• **Provided material**

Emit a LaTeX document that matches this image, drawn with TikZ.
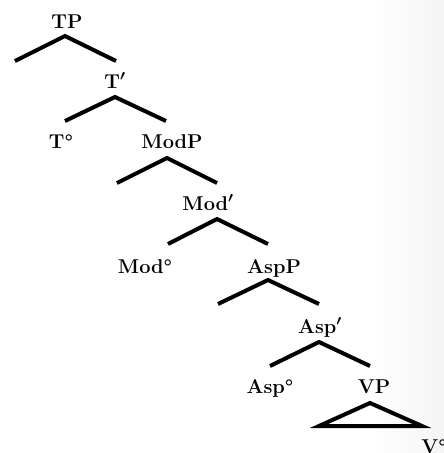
\documentclass[tikz,border=0pt]{standalone}
\newcommand\barprime{{\boldmath$'$}}
\tikzset{
  lbl/.style={anchor=base, font=\fontsize{20}{23}\selectfont\bfseries, inner sep=0pt},
  branch/.style={line width=4pt, line cap=butt, line join=miter},
}
\begin{document}
\begin{tikzpicture}[x=1pt,y=-1pt]
\useasboundingbox (0,0) rectangle (444,453);
\shade[left color=white, right color=black!4, draw=none] (370,0) rectangle (444,453);
% labels
\node[lbl] (TP)   at (67,28)  {TP};
\node[lbl] (Tb)   at (115,88) {T\barprime};
\node[lbl] (T0)   at (61,148) {T°};
\node[lbl] (ModP) at (172,148){ModP};
\node[lbl] (Modb) at (208,210){Mod\barprime};
\node[lbl] (Mod0) at (145,273){Mod°};
\node[lbl] (AspP) at (274,273){AspP};
\node[lbl] (Aspb) at (320,333){Asp\barprime};
\node[lbl] (Asp0) at (270,393){Asp°};
\node[lbl] (VP)   at (374,393){VP};
\node[lbl] (V0)   at (434,453){V°};
% attachment points
\coordinate (TPa)   at (65,36);
\coordinate (TPs)   at (15,61);
\coordinate (Tbt)   at (116,61);
\coordinate (Tba)   at (115,97);
\coordinate (T0t)   at (65,121);
\coordinate (ModPt) at (166,121);
\coordinate (ModPa) at (167,158);
\coordinate (ModPs) at (117,183);
\coordinate (Modbt) at (217,183);
\coordinate (Modba) at (217,219);
\coordinate (Mod0t) at (168,244);
\coordinate (AspPt) at (268,244);
\coordinate (AspPa) at (268,280);
\coordinate (AspPs) at (218,304);
\coordinate (Aspbt) at (319,304);
\coordinate (Aspba) at (319,342);
\coordinate (Asp0t) at (270,366);
\coordinate (VPt)   at (370,366);
\coordinate (VPa)   at (370,403);
\coordinate (VPl)   at (319,426);
\coordinate (VPr)   at (422,426);
% branches
\draw[branch] (TPs) -- (TPa) -- (Tbt);
\draw[branch] (T0t) -- (Tba) -- (ModPt);
\draw[branch] (ModPs) -- (ModPa) -- (Modbt);
\draw[branch] (Mod0t) -- (Modba) -- (AspPt);
\draw[branch] (AspPs) -- (AspPa) -- (Aspbt);
\draw[branch] (Asp0t) -- (Aspba) -- (VPt);
\draw[branch] (VPl) -- (VPa) -- (VPr) -- cycle;
\end{tikzpicture}
\end{document}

• **To be done**
Repeat the material above word for word, please, apart from its images.

• **Final result**
Emit a LaTeX document that matches this image, drawn with TikZ.
\documentclass[tikz,border=0pt]{standalone}
\newcommand\barprime{{\boldmath$'$}}
\tikzset{
  lbl/.style={anchor=base, font=\fontsize{20}{23}\selectfont\bfseries, inner sep=0pt},
  branch/.style={line width=4pt, line cap=butt, line join=miter},
}
\begin{document}
\begin{tikzpicture}[x=1pt,y=-1pt]
\useasboundingbox (0,0) rectangle (444,453);
\shade[left color=white, right color=black!4, draw=none] (370,0) rectangle (444,453);
% labels
\node[lbl] (TP)   at (67,28)  {TP};
\node[lbl] (Tb)   at (115,88) {T\barprime};
\node[lbl] (T0)   at (61,148) {T°};
\node[lbl] (ModP) at (172,148){ModP};
\node[lbl] (Modb) at (208,210){Mod\barprime};
\node[lbl] (Mod0) at (145,273){Mod°};
\node[lbl] (AspP) at (274,273){AspP};
\node[lbl] (Aspb) at (320,333){Asp\barprime};
\node[lbl] (Asp0) at (270,393){Asp°};
\node[lbl] (VP)   at (374,393){VP};
\node[lbl] (V0)   at (434,453){V°};
% attachment points
\coordinate (TPa)   at (65,36);
\coordinate (TPs)   at (15,61);
\coordinate (Tbt)   at (116,61);
\coordinate (Tba)   at (115,97);
\coordinate (T0t)   at (65,121);
\coordinate (ModPt) at (166,121);
\coordinate (ModPa) at (167,158);
\coordinate (ModPs) at (117,183);
\coordinate (Modbt) at (217,183);
\coordinate (Modba) at (217,219);
\coordinate (Mod0t) at (168,244);
\coordinate (AspPt) at (268,244);
\coordinate (AspPa) at (268,280);
\coordinate (AspPs) at (218,304);
\coordinate (Aspbt) at (319,304);
\coordinate (Aspba) at (319,342);
\coordinate (Asp0t) at (270,366);
\coordinate (VPt)   at (370,366);
\coordinate (VPa)   at (370,403);
\coordinate (VPl)   at (319,426);
\coordinate (VPr)   at (422,426);
% branches
\draw[branch] (TPs) -- (TPa) -- (Tbt);
\draw[branch] (T0t) -- (Tba) -- (ModPt);
\draw[branch] (ModPs) -- (ModPa) -- (Modbt);
\draw[branch] (Mod0t) -- (Modba) -- (AspPt);
\draw[branch] (AspPs) -- (AspPa) -- (Aspbt);
\draw[branch] (Asp0t) -- (Aspba) -- (VPt);
\draw[branch] (VPl) -- (VPa) -- (VPr) -- cycle;
\end{tikzpicture}
\end{document}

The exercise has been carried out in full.